_SHORT EXERCISE:_
Write out each line of the material again, word for word.

_STORED DATA:_

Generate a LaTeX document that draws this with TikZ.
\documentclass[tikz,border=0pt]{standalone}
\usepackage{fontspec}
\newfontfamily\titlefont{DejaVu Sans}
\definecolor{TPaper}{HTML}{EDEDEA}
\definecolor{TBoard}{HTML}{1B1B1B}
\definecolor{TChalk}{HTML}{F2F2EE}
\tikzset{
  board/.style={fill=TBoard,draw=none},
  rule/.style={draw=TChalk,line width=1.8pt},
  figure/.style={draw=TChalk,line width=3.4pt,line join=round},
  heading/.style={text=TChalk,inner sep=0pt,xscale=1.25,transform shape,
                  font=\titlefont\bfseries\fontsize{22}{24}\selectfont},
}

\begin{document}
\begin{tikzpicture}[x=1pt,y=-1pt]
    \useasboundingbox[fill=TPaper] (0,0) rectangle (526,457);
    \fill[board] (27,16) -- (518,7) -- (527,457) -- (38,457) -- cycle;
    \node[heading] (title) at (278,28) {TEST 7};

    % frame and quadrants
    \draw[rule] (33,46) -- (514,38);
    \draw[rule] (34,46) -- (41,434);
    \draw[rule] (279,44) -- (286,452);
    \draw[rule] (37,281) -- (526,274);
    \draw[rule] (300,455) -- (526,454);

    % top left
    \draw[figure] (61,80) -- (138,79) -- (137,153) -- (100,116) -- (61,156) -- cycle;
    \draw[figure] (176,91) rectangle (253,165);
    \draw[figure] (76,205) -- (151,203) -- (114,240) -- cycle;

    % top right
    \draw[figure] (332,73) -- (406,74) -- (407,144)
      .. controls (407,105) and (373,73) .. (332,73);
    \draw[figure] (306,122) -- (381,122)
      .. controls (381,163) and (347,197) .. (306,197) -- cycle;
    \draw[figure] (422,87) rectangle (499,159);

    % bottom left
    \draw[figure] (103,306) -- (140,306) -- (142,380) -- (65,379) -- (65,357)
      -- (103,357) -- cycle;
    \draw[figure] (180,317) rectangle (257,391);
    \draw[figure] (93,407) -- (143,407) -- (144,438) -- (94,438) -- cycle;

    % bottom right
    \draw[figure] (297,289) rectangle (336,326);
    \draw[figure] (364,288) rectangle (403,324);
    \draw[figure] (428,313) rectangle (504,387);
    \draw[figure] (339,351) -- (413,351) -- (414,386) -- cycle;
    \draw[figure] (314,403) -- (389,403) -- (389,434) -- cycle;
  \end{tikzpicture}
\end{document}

_WRITTEN ANSWER:_
Generate a LaTeX document that draws this with TikZ.
\documentclass[tikz,border=0pt]{standalone}
\usepackage{fontspec}
\newfontfamily\titlefont{DejaVu Sans}
\definecolor{TPaper}{HTML}{EDEDEA}
\definecolor{TBoard}{HTML}{1B1B1B}
\definecolor{TChalk}{HTML}{F2F2EE}
\tikzset{
  board/.style={fill=TBoard,draw=none},
  rule/.style={draw=TChalk,line width=1.8pt},
  figure/.style={draw=TChalk,line width=3.4pt,line join=round},
  heading/.style={text=TChalk,inner sep=0pt,xscale=1.25,transform shape,
                  font=\titlefont\bfseries\fontsize{22}{24}\selectfont},
}

\begin{document}
\begin{tikzpicture}[x=1pt,y=-1pt]
    \useasboundingbox[fill=TPaper] (0,0) rectangle (526,457);
    \fill[board] (27,16) -- (518,7) -- (527,457) -- (38,457) -- cycle;
    \node[heading] (title) at (278,28) {TEST 7};

    % frame and quadrants
    \draw[rule] (33,46) -- (514,38);
    \draw[rule] (34,46) -- (41,434);
    \draw[rule] (279,44) -- (286,452);
    \draw[rule] (37,281) -- (526,274);
    \draw[rule] (300,455) -- (526,454);

    % top left
    \draw[figure] (61,80) -- (138,79) -- (137,153) -- (100,116) -- (61,156) -- cycle;
    \draw[figure] (176,91) rectangle (253,165);
    \draw[figure] (76,205) -- (151,203) -- (114,240) -- cycle;

    % top right
    \draw[figure] (332,73) -- (406,74) -- (407,144)
      .. controls (407,105) and (373,73) .. (332,73);
    \draw[figure] (306,122) -- (381,122)
      .. controls (381,163) and (347,197) .. (306,197) -- cycle;
    \draw[figure] (422,87) rectangle (499,159);

    % bottom left
    \draw[figure] (103,306) -- (140,306) -- (142,380) -- (65,379) -- (65,357)
      -- (103,357) -- cycle;
    \draw[figure] (180,317) rectangle (257,391);
    \draw[figure] (93,407) -- (143,407) -- (144,438) -- (94,438) -- cycle;

    % bottom right
    \draw[figure] (297,289) rectangle (336,326);
    \draw[figure] (364,288) rectangle (403,324);
    \draw[figure] (428,313) rectangle (504,387);
    \draw[figure] (339,351) -- (413,351) -- (414,386) -- cycle;
    \draw[figure] (314,403) -- (389,403) -- (389,434) -- cycle;
  \end{tikzpicture}
\end{document}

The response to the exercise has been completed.